Poucos foram os que viram a charge de Otávio da primeira edição. Entretanto, foi o que bastou para correr o boato de que o jornal comunista que apoiava Jango Goulart teria estampado uma Nossa Senhora Aparecida com os pés de bode, as mãos do capeta e as feições de uma negra devassa. O jornal foi destruído, carros de reportagem foram incendiados e as senhoras marchadeiras saíram às ruas de São Paulo pedindo o pescoço dos ímpios de Jango Goulart.
No verão de 1970, em Santa Catarina, tomei coragem e comuniquei ao meu pai que estava de mudança para Curitiba: “Vou ser cartunista!” “Cartunista?
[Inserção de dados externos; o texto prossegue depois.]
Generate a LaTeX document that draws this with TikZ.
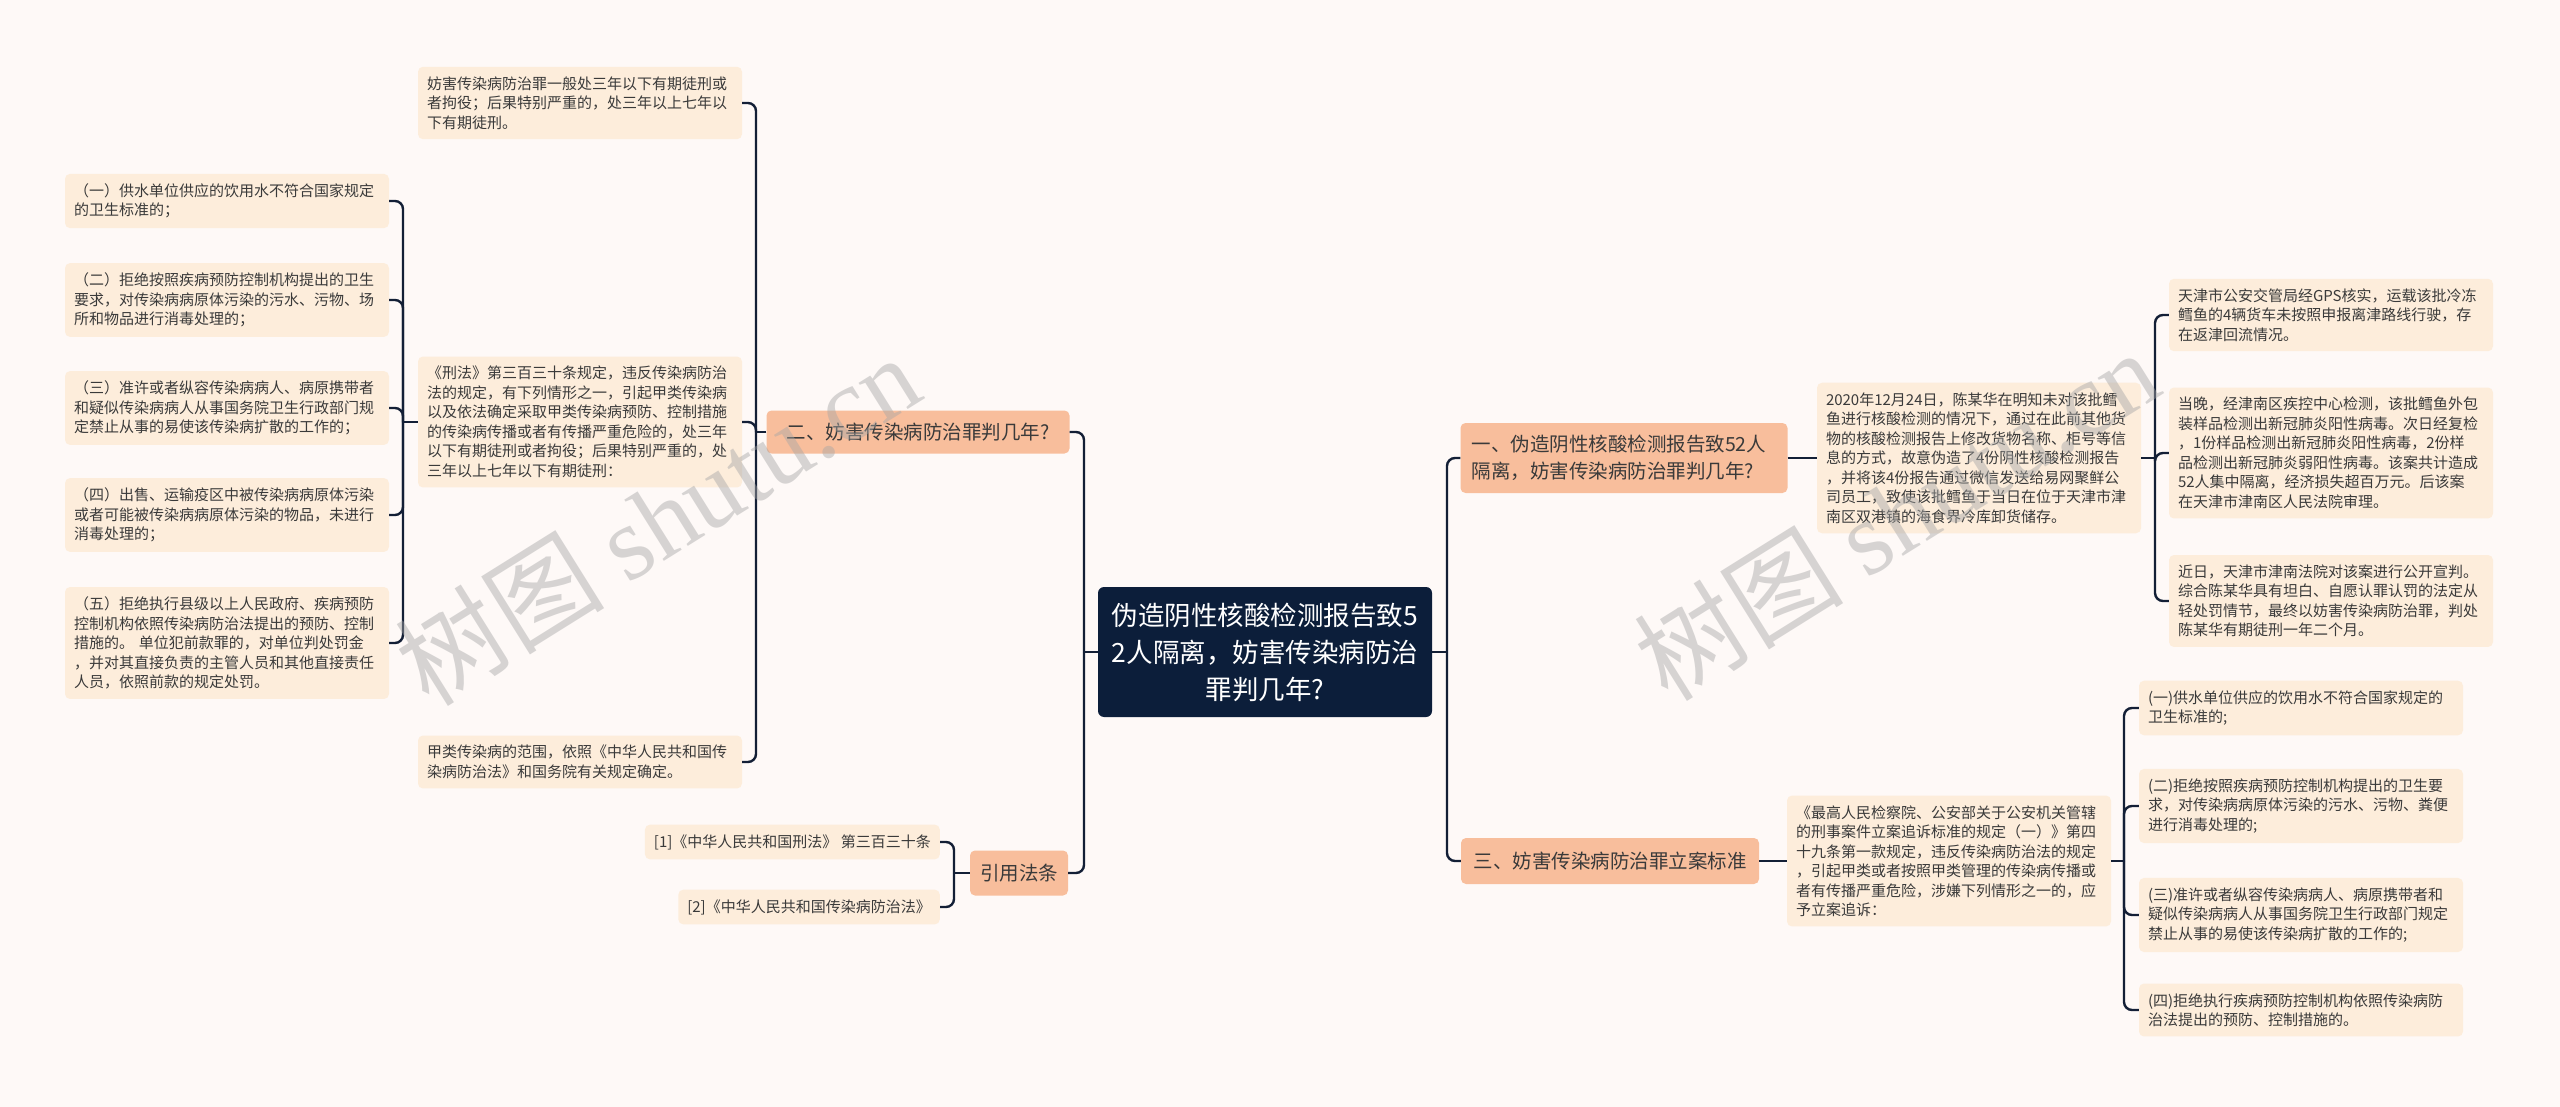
\documentclass[tikz,border=0pt]{standalone}
\usepackage{fontspec}
\setmainfont{Noto Sans CJK SC}
\newfontfamily\wmserif{Liberation Serif}
\definecolor{bgc}{HTML}{FEF9F7}
\definecolor{leafc}{HTML}{FDEDDB}
\definecolor{mainc}{HTML}{F8BE9C}
\definecolor{rootc}{HTML}{0C1E3A}
\definecolor{txtc}{HTML}{3A3A3A}
\definecolor{linec}{HTML}{131F36}
\tikzset{
  leafbox/.style={fill=leafc, rounded corners=5pt, text=txtc, font=\fontsize{15}{19.5}\selectfont, text width=306pt, align=left, inner xsep=9pt, inner ysep=9.75pt},
  leafone/.style={fill=leafc, rounded corners=5pt, text=txtc, font=\fontsize{15}{19.5}\selectfont, inner xsep=9pt, inner ysep=9.75pt},
  mainbox/.style={fill=mainc, rounded corners=5pt, text=txtc, font=\fontsize{19.5}{27}\selectfont, inner xsep=11pt, inner ysep=11.5pt},
  rootbox/.style={fill=rootc, rounded corners=6pt, text=white, font=\fontsize{26.5}{37}\selectfont, text width=310pt, align=center, minimum width=334pt, minimum height=130pt},
  conn/.style={draw=linec, line width=2.4pt, rounded corners=8pt},
  wmark/.style={text=gray!70, opacity=0.45, rotate=32, inner sep=0pt}
}
\begin{document}
\begin{tikzpicture}[x=1pt,y=-1pt]
\useasboundingbox (0,0) rectangle (2560,1107);
\fill[bgc] (0,0) rectangle (2560,1107);

% root
\node[rootbox] (root) at (1265,652) {伪造阴性核酸检测报告致5\\2人隔离，妨害传染病防治\\罪判几年?};

% level 1
\node[mainbox, minimum width=303pt, minimum height=43pt] (n2) at (918,432) {二、妨害传染病防治罪判几年?};
\node[mainbox, minimum width=98pt, minimum height=45pt, inner xsep=6pt] (yin) at (1019,873) {引用法条};
\node[mainbox, text width=305pt, align=left, minimum height=70pt] (n1) at (1624,458) {一、伪造阴性核酸检测报告致52人\\隔离，妨害传染病防治罪判几年?};
\node[mainbox, minimum width=298pt, minimum height=46pt] (n3) at (1610,861) {三、妨害传染病防治罪立案标准};

% left leaves of n2
\node[leafbox] (t1) at (580,103) {妨害传染病防治罪一般处三年以下有期徒刑或\\者拘役；后果特别严重的，处三年以上七年以\\下有期徒刑。};
\node[leafbox] (xf) at (580,422) {《刑法》第三百三十条规定，违反传染病防治\\法的规定，有下列情形之一，引起甲类传染病\\以及依法确定采取甲类传染病预防、控制措施\\的传染病传播或者有传播严重危险的，处三年\\以下有期徒刑或者拘役；后果特别严重的，处\\三年以上七年以下有期徒刑：};
\node[leafbox] (jl) at (580,762) {甲类传染病的范围，依照《中华人民共和国传\\染病防治法》和国务院有关规定确定。};

% children of xf
\node[leafbox] (c1) at (227,201) {（一）供水单位供应的饮用水不符合国家规定\\的卫生标准的；};
\node[leafbox] (c2) at (227,300) {（二）拒绝按照疾病预防控制机构提出的卫生\\要求，对传染病病原体污染的污水、污物、场\\所和物品进行消毒处理的；};
\node[leafbox] (c3) at (227,408) {（三）准许或者纵容传染病病人、病原携带者\\和疑似传染病病人从事国务院卫生行政部门规\\定禁止从事的易使该传染病扩散的工作的；};
\node[leafbox] (c4) at (227,515) {（四）出售、运输疫区中被传染病病原体污染\\或者可能被传染病病原体污染的物品，未进行\\消毒处理的；};
\node[leafbox] (c5) at (227,643) {（五）拒绝执行县级以上人民政府、疾病预防\\控制机构依照传染病防治法提出的预防、控制\\措施的。 单位犯前款罪的，对单位判处罚金\\，并对其直接负责的主管人员和其他直接责任\\人员，依照前款的规定处罚。};

% children of yin
\node[leafone, anchor=east] (r1) at (940,842) {[1]《中华人民共和国刑法》 第三百三十条};
\node[leafone, anchor=east] (r2) at (940,907) {[2]《中华人民共和国传染病防治法》};

% right side
\node[leafbox] (ev) at (1979,458) {2020年12月24日，陈某华在明知未对该批鳕\\鱼进行核酸检测的情况下，通过在此前其他货\\物的核酸检测报告上修改货物名称、柜号等信\\息的方式，故意伪造了4份阴性核酸检测报告\\，并将该4份报告通过微信发送给易网聚鲜公\\司员工，致使该批鳕鱼于当日在位于天津市津\\南区双港镇的海食界冷库卸货储存。};
\node[leafbox] (e1) at (2331,315) {天津市公安交管局经GPS核实，运载该批冷冻\\鳕鱼的4辆货车未按照申报离津路线行驶，存\\在返津回流情况。};
\node[leafbox] (e2) at (2331,453) {当晚，经津南区疾控中心检测，该批鳕鱼外包\\装样品检测出新冠肺炎阳性病毒。次日经复检\\，1份样品检测出新冠肺炎阳性病毒，2份样\\品检测出新冠肺炎弱阳性病毒。该案共计造成\\52人集中隔离，经济损失超百万元。后该案\\在天津市津南区人民法院审理。};
\node[leafbox] (e3) at (2331,601) {近日，天津市津南法院对该案进行公开宣判。\\综合陈某华具有坦白、自愿认罪认罚的法定从\\轻处罚情节，最终以妨害传染病防治罪，判处\\陈某华有期徒刑一年二个月。};

\node[leafbox] (st) at (1949,861) {《最高人民检察院、公安部关于公安机关管辖\\的刑事案件立案追诉标准的规定（一）》第四\\十九条第一款规定，违反传染病防治法的规定\\，引起甲类或者按照甲类管理的传染病传播或\\者有传播严重危险，涉嫌下列情形之一的，应\\予立案追诉：};
\node[leafbox] (s1) at (2301,708) {(一)供水单位供应的饮用水不符合国家规定的\\卫生标准的;};
\node[leafbox] (s2) at (2301,806) {(二)拒绝按照疾病预防控制机构提出的卫生要\\求，对传染病病原体污染的污水、污物、粪便\\进行消毒处理的;};
\node[leafbox] (s3) at (2301,915) {(三)准许或者纵容传染病病人、病原携带者和\\疑似传染病病人从事国务院卫生行政部门规定\\禁止从事的易使该传染病扩散的工作的;};
\node[leafbox] (s4) at (2301,1010) {(四)拒绝执行疾病预防控制机构依照传染病防\\治法提出的预防、控制措施的。};

% spine coordinates
\coordinate (sp0L) at (1084,652);
\coordinate (sp0R) at (1447,652);
\coordinate (sp2) at (756,432);
\coordinate (spx) at (403,422);
\coordinate (spy) at (954,873);
\coordinate (spe) at (2155,458);
\coordinate (sps) at (2124,861);

% connectors
\draw[conn] (root.west) -- (sp0L);
\draw[conn] (sp0L) |- (n2.east);
\draw[conn] (sp0L) |- (yin.east);
\draw[conn] (root.east) -- (sp0R);
\draw[conn] (sp0R) |- (n1.west);
\draw[conn] (sp0R) |- (n3.west);

\draw[conn] (n2.west) -- (sp2);
\draw[conn] (sp2) |- (t1.east);
\draw[conn] (sp2) |- (xf.east);
\draw[conn] (sp2) |- (jl.east);

\draw[conn] (xf.west) -- (spx);
\draw[conn] (spx) |- (c1.east);
\draw[conn] (spx) |- (c2.east);
\draw[conn] (spx) |- (c3.east);
\draw[conn] (spx) |- (c4.east);
\draw[conn] (spx) |- (c5.east);

\draw[conn] (yin.west) -- (spy);
\draw[conn] (spy) |- (r1.east);
\draw[conn] (spy) |- (r2.east);

\draw[conn] (n1.east) -- (ev.west);
\draw[conn] (ev.east) -- (spe);
\draw[conn] (spe) |- (e1.west);
\draw[conn] (spe) |- (e2.west);
\draw[conn] (spe) |- (e3.west);

\draw[conn] (n3.east) -- (st.west);
\draw[conn] (st.east) -- (sps);
\draw[conn] (sps) |- (s1.west);
\draw[conn] (sps) |- (s2.west);
\draw[conn] (sps) |- (s3.west);
\draw[conn] (sps) |- (s4.west);

% watermarks
\node[wmark] (wm1) at (657,519) {\fontsize{105}{105}\selectfont 树图 {\wmserif shutu.cn}};
\node[wmark] (wm2) at (1896,514) {\fontsize{105}{105}\selectfont 树图 {\wmserif shutu.cn}};
\end{tikzpicture}
\end{document}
O que vem a ser isso?” – ele perguntou, para completar: “Seja um bom advogado, é mais seguro!” Naqueles anos da ditadura era uma atividade desconhecida – chamar de profissão seria um exagero, pois eram raros o que viviam do risco – que só existia na imaginação de quem lia o Pasquim, onde um punhado de irreverentes desenhistas e escritores desafiava a censura generalizada (dos generais) e civilizada (dos civis). Um dos poucos que exerciam aquela profissão de risco era Millôr Fernandes, que em resposta às ameaças sofridas respondia com mordacidade à pressão da mordaça: “Fiquem tranquilos: nenhum humorista atira para matar!”
Muito aprendi e pouco amealhei nos meus quase 45 anos de jornalismo, onde entrei pela porta dos fundos. Profissão de risco, que de certa forma justifica o desejo de meu pai em me ver um bem sucedido advogado. O que muito se amealha, desenhando ou escrevendo, são os desafetos. De esquerda e de direita. Principalmente os governistas.
Não sem uma certa frustração ao aspirante a herói, confesso que na ditadura militar nunca fui intimado pela Polícia Federal. Padecemos, isso sim, com a autocensura. Aquele necessário processo de pensar duas vezes e analisar com o editor os prós e os contras na abordagem de assuntos relacionados com farda, toga e batina. Em todo esse tempo de estrada, aprendi e passo adiante: com religião e raça, melhor não fazer graça.